Where could we actually make a higher level move that's going to help us to accomplish many of these changes that we're talking about doing? How can we cut back on what we're doing but do deeper work?’

That's where systems thinking, mental model and the triple loop learning approach makes a difference. Where you look at not only what can we do tactically, which is the first loop, what can we do tactically differently? What can we do strategically differently? That's the second loop. But what can we do from a mental model or our assumptions and beliefs? What would be more effective? What are different mental models or beliefs that we could bring into a situation? And that's the third step of learning. So that the type of reflective moves then enable creative identification of higher level interventions that can ideally cover as much of the change agenda as your organisation wants with less actual practical changes that are being required, when we're just in crisis mode and tons of stuff needs to change.

So that all being said, there's no formula for change and it's a super mysterious process like a big black box. It can go all sorts of weird directions and have unintended consequences. Part of it is going into a change process with a degree of humility and close attunement to the system and listening to what the system is saying back. A fifth thing that we can add in addition to the fourth point that you brought up, is to very early on, get clear about the change that the organisation wants.
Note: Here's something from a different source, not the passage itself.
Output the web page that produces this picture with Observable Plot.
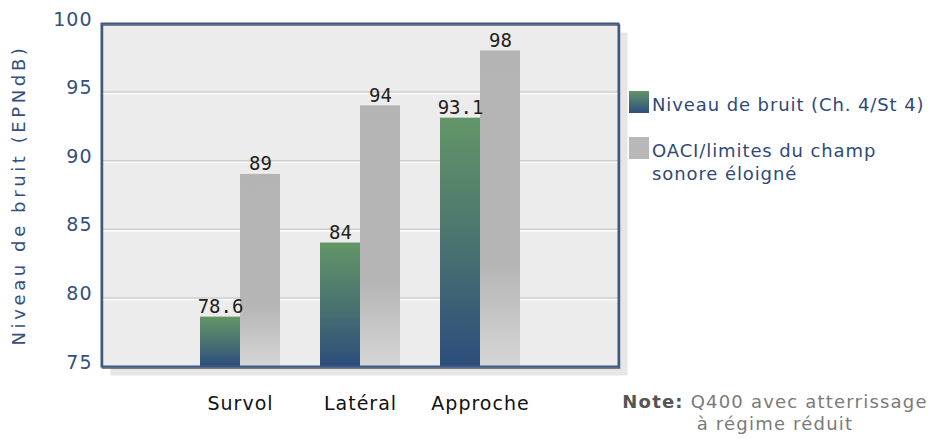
<!DOCTYPE html>
<html>
<head>
<meta charset="utf-8">
<script src="https://cdn.jsdelivr.net/npm/d3@7"></script>
<script src="https://cdn.jsdelivr.net/npm/@observablehq/plot@0.6"></script>
<style>
  html, body { margin: 0; padding: 0; background: #ffffff; }
  #wrap { position: relative; width: 933px; height: 439px; overflow: hidden; font-family: "DejaVu Sans", sans-serif; }
  #chart { position: absolute; left: 0; top: 0; }
  #chart svg [aria-label="y-axis label"] text { font-size: 18px; letter-spacing: 3.6px; }
  #chart svg [aria-label="y-axis tick label"] text { letter-spacing: 1px; }
  #chart svg [aria-label="x-axis tick label"] text { letter-spacing: 1px; }
  .legend { position: absolute; left: 629px; top: 93px; color: #2f4a78; font-size: 18px; letter-spacing: 0.9px; line-height: 23px; }
  .legend .item { position: relative; padding-left: 23px; margin-bottom: 23px; white-space: nowrap; }
  .legend .sw { position: absolute; left: 0; top: -2px; width: 20px; height: 22px; }
  .note { position: absolute; left: 600px; width: 350px; top: 391px; text-align: center; color: #7a7a7a; font-size: 18px; letter-spacing: 1.2px; line-height: 22px; }
  .note b { color: #555555; }
</style>
</head>
<body>
<div id="wrap">
  <div id="chart"></div>
  <div class="legend" id="legend"></div>
  <div class="note"><b>Note:</b> Q400 avec atterrissage<br>à régime réduit</div>
</div>
<script>
// Noise levels per certification point (EPNdB)
const categories = ["Survol", "Latéral", "Approche"];
const niveau = [78.6, 84, 93.1];     // Niveau de bruit (Ch. 4/St 4)
const limites = [89, 94, 98];        // OACI/limites du champ sonore éloigné
const yTicks = [75, 80, 85, 90, 95, 100];
const seriesNames = ["Niveau de bruit (Ch. 4/St 4)", "OACI/limites du champ sonore éloigné"];
const yLabel = "Niveau de bruit (EPNdB)";

const rows = categories.map((c, i) => ({cat: c, niveau: niveau[i], limite: limites[i]}));
const fmt = v => String(v);
const blue = "#34507f";

const plot = Plot.plot({
  width: 933,
  height: 439,
  marginTop: 23,
  marginBottom: 73,
  marginLeft: 101,
  marginRight: 315,
  style: {background: "transparent", fontFamily: "DejaVu Sans, sans-serif"},
  x: {domain: categories, paddingInner: 1 / 3, paddingOuter: 0.82, axis: null},
  y: {domain: [75, 100], axis: null},
  marks: [
    // drop shadow and plot background
    Plot.frame({fill: "#e6e6e6", dx: 9, dy: 9}),
    Plot.frame({fill: "#ececec"}),
    // embossed grid lines
    Plot.gridY(yTicks.filter(t => t > 75 && t < 100), {stroke: "#ffffff", strokeOpacity: 1, strokeWidth: 1.5, dy: 1.5}),
    Plot.gridY(yTicks.filter(t => t > 75 && t < 100), {stroke: "#cfcfcf", strokeOpacity: 1, strokeWidth: 1.5}),
    // bars
    Plot.barY(rows, {x: "cat", y1: 75, y2: "niveau", fill: "url(#gradNiveau)", insetRight: 40}),
    Plot.barY(rows, {x: "cat", y1: 75, y2: "limite", fill: "url(#gradLimite)", insetLeft: 40}),
    // value labels
    Plot.text(rows, {x: "cat", y: "niveau", text: d => fmt(d.niveau), dx: -20, dy: -4, lineAnchor: "bottom",
      fontFamily: "DejaVu Sans Mono, monospace", fontSize: 19, fill: "#222"}),
    Plot.text(rows, {x: "cat", y: "limite", text: d => fmt(d.limite), dx: 20, dy: -4, lineAnchor: "bottom",
      fontFamily: "DejaVu Sans Mono, monospace", fontSize: 19, fill: "#222"}),
    // border
    Plot.frame({stroke: "#5a5a5a", strokeWidth: 1.5, dx: 1, dy: 1.5}),
    Plot.frame({stroke: "#3b5a8c", strokeWidth: 2}),
    // axes
    Plot.axisY({ticks: yTicks, tickSize: 0, tickPadding: 9, fontSize: 19, color: blue, dy: -4,
      label: yLabel, labelAnchor: "center", labelArrow: "none", labelOffset: 89}),
    Plot.axisX({tickSize: 0, tickPadding: 30, fontSize: 19, color: "#111", label: null})
  ]
});

// gradients used by the bars
const svg = d3.select(plot);
const defs = svg.insert("defs", ":first-child");
const g1 = defs.append("linearGradient").attr("id", "gradNiveau").attr("x1", 0).attr("y1", 0).attr("x2", 0).attr("y2", 1);
g1.append("stop").attr("offset", "0%").attr("stop-color", "#639667");
g1.append("stop").attr("offset", "50%").attr("stop-color", "#4a7470");
g1.append("stop").attr("offset", "100%").attr("stop-color", "#2d4d7c");
const g2 = defs.append("linearGradient").attr("id", "gradLimite").attr("x1", 0).attr("y1", 0).attr("x2", 0).attr("y2", 1);
g2.append("stop").attr("offset", "0%").attr("stop-color", "#b4b4b4");
g2.append("stop").attr("offset", "68%").attr("stop-color", "#b5b5b5");
g2.append("stop").attr("offset", "100%").attr("stop-color", "#d6d6d6");

document.getElementById("chart").appendChild(plot);

// legend
const legend = document.getElementById("legend");
const swatches = ["linear-gradient(#639667, #2d4d7c)", "#b8b8b8"];
const labelsHtml = [seriesNames[0], "OACI/limites du champ<br>sonore éloigné"];
seriesNames.forEach((name, i) => {
  const item = document.createElement("div");
  item.className = "item";
  item.innerHTML = `<span class="sw" style="background:${swatches[i]}"></span>${labelsHtml[i]}`;
  legend.appendChild(item);
});
</script>
</body>
</html>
Oftentimes when cultural change initiatives are launched, the good ones will essentially do surveys about what type of values the organisation want to have exhibited and what types of values are actually exhibited. So for example, Richard Barrett's cultural transformation tool does that. The leadership circle has a culture survey that does that as well and where you get this sense of the organic drive of the organisation. Where does it want to go? How does the organisation want the culture to change and how do we work to align and create the conditions for that to emerge? This is opposed to the executives’ teams, sort of cartoon version of who the organisation should be, because if that doesn't align with where the organisation actually wants to go, then your entire change initiative is basically trying to swim upstream. Early tuning into the system is one of the most powerful ways to set up the conditions for an effective change process.